■ Goal of the exercise
Only the pictures are omitted; repeat all other data exactly.
--- Information provided ---
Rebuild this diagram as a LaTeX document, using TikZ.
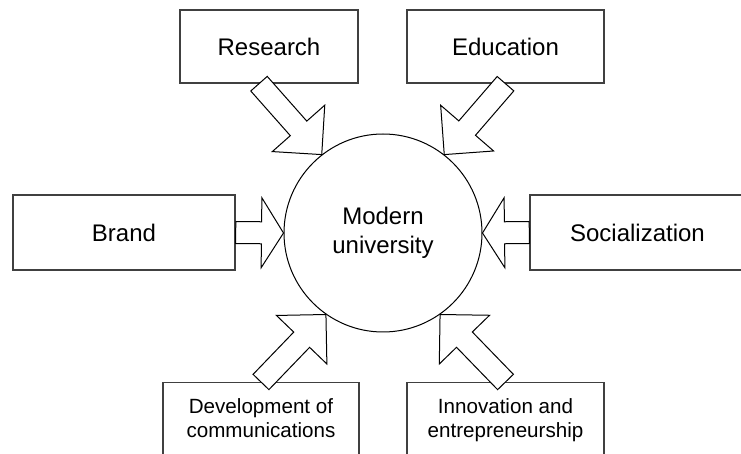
\documentclass[tikz,border=0pt]{standalone}
\usepackage{fontspec}
\setmainfont{Liberation Sans}
\usetikzlibrary{calc,positioning}

\tikzset{
    head len/.store in=\headlen, head len=11pt,
    box/.style={draw=black!75, line width=0.7pt, rectangle, inner sep=0pt,
        font=\fontsize{12}{14.5}\selectfont},
    boxtext/.style={inner sep=0pt, align=center, font=\fontsize{10.3}{12.3}\selectfont},
    blockarrow/.style={draw, line width=0.5pt, fill=white, line join=miter,
        to path={let \p1=($(\tikztotarget)!\headlen!(\tikztostart)$) in
            ($(\tikztostart)!5.5pt!90:(\tikztotarget)$)
            -- ($(\p1)!5.5pt!90:(\tikztotarget)$)
            -- ($(\p1)!17.5pt!90:(\tikztotarget)$)
            -- (\tikztotarget)
            -- ($(\p1)!17.5pt!-90:(\tikztotarget)$)
            -- ($(\p1)!5.5pt!-90:(\tikztotarget)$)
            -- ($(\tikztostart)!5.5pt!-90:(\tikztotarget)$)
            -- cycle}}
}

\begin{document}
\begin{tikzpicture}[x=0.5pt, y=-0.5pt]

        \useasboundingbox (0,0) rectangle (741,454);
        \clip (0,0) rectangle (741,454);

        % University
        \node[draw, circle, line width=0.5pt, minimum size=99pt, inner sep=0pt, align=center,
            font=\fontsize{12}{14.5}\selectfont] (uni) at (383,233) {Modern\\university};

        % Top and side boxes
        \node[box, minimum width=89pt, minimum height=36.5pt] (research) at (269,46.5) {Research};
        \node[box, minimum width=98.5pt, minimum height=36.5pt] (education) at (505.5,46.5) {Education};
        \node[box, minimum width=111pt, minimum height=37.5pt] (brand) at (124,232.5) {Brand};
        \node[box, minimum width=107.5pt, minimum height=37.5pt] (social) at (637.5,232.5) {Socialization};

        % Bottom boxes (cut by the page edge)
        \node[box, minimum width=98pt, minimum height=50pt, anchor=north] (devcom) at (261,382) {};
        \node[box, minimum width=98.5pt, minimum height=50pt, anchor=north] (innov) at (505.5,382) {};
        \node[boxtext, below=8pt of devcom.north] (devtext) {Development of\\communications};
        \node[boxtext, below=8pt of innov.north] (innovtext) {Innovation and\\entrepreneurship};

        % Arrows
        \draw[blockarrow] (brand.east) to (uni.west);
        \draw[blockarrow] (social.west) to (uni.east);
        \draw[blockarrow, head len=17.5pt] ([xshift=-5pt]research.south) to (uni.128);
        \draw[blockarrow, head len=17.5pt] (education.south) to (uni.52);
        \draw[blockarrow, head len=17.5pt] (devcom.north) to (uni.235);
        \draw[blockarrow, head len=17.5pt] (innov.north) to (uni.305);

\end{tikzpicture}
\end{document}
---
■ Result for this task
Rebuild this diagram as a LaTeX document, using TikZ.
\documentclass[tikz,border=0pt]{standalone}
\usepackage{fontspec}
\setmainfont{Liberation Sans}
\usetikzlibrary{calc,positioning}

\tikzset{
    head len/.store in=\headlen, head len=11pt,
    box/.style={draw=black!75, line width=0.7pt, rectangle, inner sep=0pt,
        font=\fontsize{12}{14.5}\selectfont},
    boxtext/.style={inner sep=0pt, align=center, font=\fontsize{10.3}{12.3}\selectfont},
    blockarrow/.style={draw, line width=0.5pt, fill=white, line join=miter,
        to path={let \p1=($(\tikztotarget)!\headlen!(\tikztostart)$) in
            ($(\tikztostart)!5.5pt!90:(\tikztotarget)$)
            -- ($(\p1)!5.5pt!90:(\tikztotarget)$)
            -- ($(\p1)!17.5pt!90:(\tikztotarget)$)
            -- (\tikztotarget)
            -- ($(\p1)!17.5pt!-90:(\tikztotarget)$)
            -- ($(\p1)!5.5pt!-90:(\tikztotarget)$)
            -- ($(\tikztostart)!5.5pt!-90:(\tikztotarget)$)
            -- cycle}}
}

\begin{document}
\begin{tikzpicture}[x=0.5pt, y=-0.5pt]

        \useasboundingbox (0,0) rectangle (741,454);
        \clip (0,0) rectangle (741,454);

        % University
        \node[draw, circle, line width=0.5pt, minimum size=99pt, inner sep=0pt, align=center,
            font=\fontsize{12}{14.5}\selectfont] (uni) at (383,233) {Modern\\university};

        % Top and side boxes
        \node[box, minimum width=89pt, minimum height=36.5pt] (research) at (269,46.5) {Research};
        \node[box, minimum width=98.5pt, minimum height=36.5pt] (education) at (505.5,46.5) {Education};
        \node[box, minimum width=111pt, minimum height=37.5pt] (brand) at (124,232.5) {Brand};
        \node[box, minimum width=107.5pt, minimum height=37.5pt] (social) at (637.5,232.5) {Socialization};

        % Bottom boxes (cut by the page edge)
        \node[box, minimum width=98pt, minimum height=50pt, anchor=north] (devcom) at (261,382) {};
        \node[box, minimum width=98.5pt, minimum height=50pt, anchor=north] (innov) at (505.5,382) {};
        \node[boxtext, below=8pt of devcom.north] (devtext) {Development of\\communications};
        \node[boxtext, below=8pt of innov.north] (innovtext) {Innovation and\\entrepreneurship};

        % Arrows
        \draw[blockarrow] (brand.east) to (uni.west);
        \draw[blockarrow] (social.west) to (uni.east);
        \draw[blockarrow, head len=17.5pt] ([xshift=-5pt]research.south) to (uni.128);
        \draw[blockarrow, head len=17.5pt] (education.south) to (uni.52);
        \draw[blockarrow, head len=17.5pt] (devcom.north) to (uni.235);
        \draw[blockarrow, head len=17.5pt] (innov.north) to (uni.305);

\end{tikzpicture}
\end{document}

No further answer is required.